Now researchers analysing the data from history’s most powerful telescope have found evidence of at least two previously unknown stars hiding in the stellar graveyard.
The Southern Ring Nebula, which is in the Milky Way around 2,000 light years from Earth, had previously been thought to contain two stars.
One, nestled in the nebula’s centre, is a white dwarf star which in its death throes has been casting off torrents of gas and dust for thousands of years that in turn formed the surrounding cloud.
Sapped of its brightness, the extremely hot white dwarf is the less visible of the two stars seen in Webb images released in July.
The white dwarf has offered astronomers a view of how our own Sun may die one day — billions of years from now.
Unlike our lonely Sun, it has a companion, the brighter of the two stars in Webb’s images.
However this binary system, which is common across the Milky Way, does not explain the nebula’s “atypical” structure, Philippe Amram, an astrophysicist at France’s Marseille Astrophysics Laboratory, told AFP.

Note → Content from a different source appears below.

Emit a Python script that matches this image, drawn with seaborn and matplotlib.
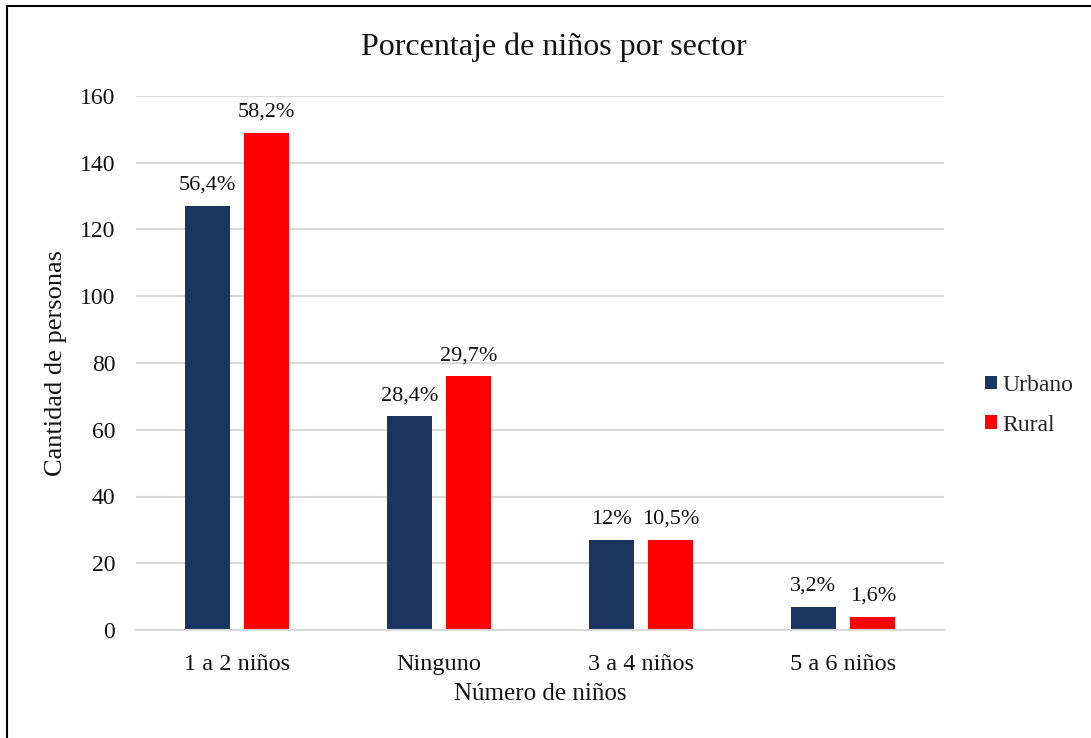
import pandas as pd
import matplotlib.pyplot as plt
import seaborn as sns
from matplotlib.patches import Rectangle

# Datos
CATEGORIAS = ["1 a 2 niños", "Ninguno", "3 a 4 niños", "5 a 6 niños"]
URBANO = [127, 64, 27, 7]
RURAL = [149, 76, 27, 4]
ETIQ_URBANO = ["56,4%", "28,4%", "12%", "3,2%"]
ETIQ_RURAL = ["58,2%", "29,7%", "10,5%", "1,6%"]
SECTORES = ["Urbano", "Rural"]
COLORES = {"Urbano": "#1a3660", "Rural": "#ff0000"}

sns.set_theme(style="white")
plt.rcParams["font.family"] = ["Liberation Serif", "DejaVu Serif"]

df = pd.DataFrame({
    "Número de niños": CATEGORIAS * 2,
    "Cantidad": URBANO + RURAL,
    "Sector": ["Urbano"] * len(URBANO) + ["Rural"] * len(RURAL),
})

fig = plt.figure(figsize=(10.91, 7.38), dpi=100)
ax = fig.add_axes([136 / 1091, 1 - 630 / 738, 808 / 1091, 534 / 738])

sns.barplot(
    data=df, x="Número de niños", y="Cantidad", hue="Sector",
    hue_order=SECTORES, order=CATEGORIAS, palette=COLORES,
    width=0.59, gap=0.25, ax=ax, edgecolor="none", saturation=1,
)

for cont, etiquetas in zip(ax.containers, [ETIQ_URBANO, ETIQ_RURAL]):
    ax.bar_label(cont, labels=etiquetas, padding=8, fontsize=16, color="#111111")

ax.set_ylim(0, 160)
ax.set_xlim(-0.5, 3.5)
ax.set_yticks(range(0, 161, 20))
ax.yaxis.grid(True, color="#d9d9d9", linewidth=1.5)
ax.set_axisbelow(True)
for side in ["left", "right", "top"]:
    ax.spines[side].set_visible(False)
ax.spines["bottom"].set_color("#d9d9d9")
ax.spines["bottom"].set_linewidth(1.5)
ax.tick_params(axis="both", colors="#111111", length=0)
ax.tick_params(axis="y", pad=15, labelsize=17)
ax.tick_params(axis="x", pad=17, labelsize=17.5)

ax.set_xlabel("Número de niños", fontsize=18, labelpad=6, color="#111111")
ax.set_ylabel("Cantidad de personas", fontsize=19, labelpad=9, color="#111111")

leg = ax.legend(
    loc="center left", bbox_to_anchor=(1.025, 0.421), frameon=False,
    fontsize=17, handlelength=0.51, handleheight=0.51, handletextpad=0.2,
    labelspacing=0.8,
)

fig.text(0.508, 1 - 47 / 738, "Porcentaje de niños por sector", ha="center", va="center",
         fontsize=23, color="#111111")

# Marco de la figura
fig.patches.append(Rectangle((7 / 1091, -0.05), 1.1, 0.05 + 1 - 6 / 738,
                             transform=fig.transFigure, fill=False,
                             edgecolor="black", linewidth=1.5))

fig.savefig("out.png", dpi=100)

Amram is one of the co-authors of a study published in the journal Nature Astronomy on Thursday that has used Webb’s observations to uncover more of the nebula’s secrets.
Since the nebula was discovered by English astronomer John Herschel in 1835, astronomers have wondered why it has “such a bizarre shape, not really spherical,” Amram said.
By analysing the data from Webb’s infrared cameras, the researchers said they found evidence of at least two other stars inside the nebula, which has a diameter equivalent 1,500 times the distance from the Sun to Pluto.
While the new pair are slightly farther away from the white dwarf and its companion, all four stars — or possibly even five — are located in the centre of the nebula.
They are close enough to interact with each other, and their “exchanges of energy” create the nebula’s strange shape, Amram said.
The Webb telescope, which has been operational since July, has already unleashed a raft of unprecedented data and scientists are hopeful it will herald a new era of discovery.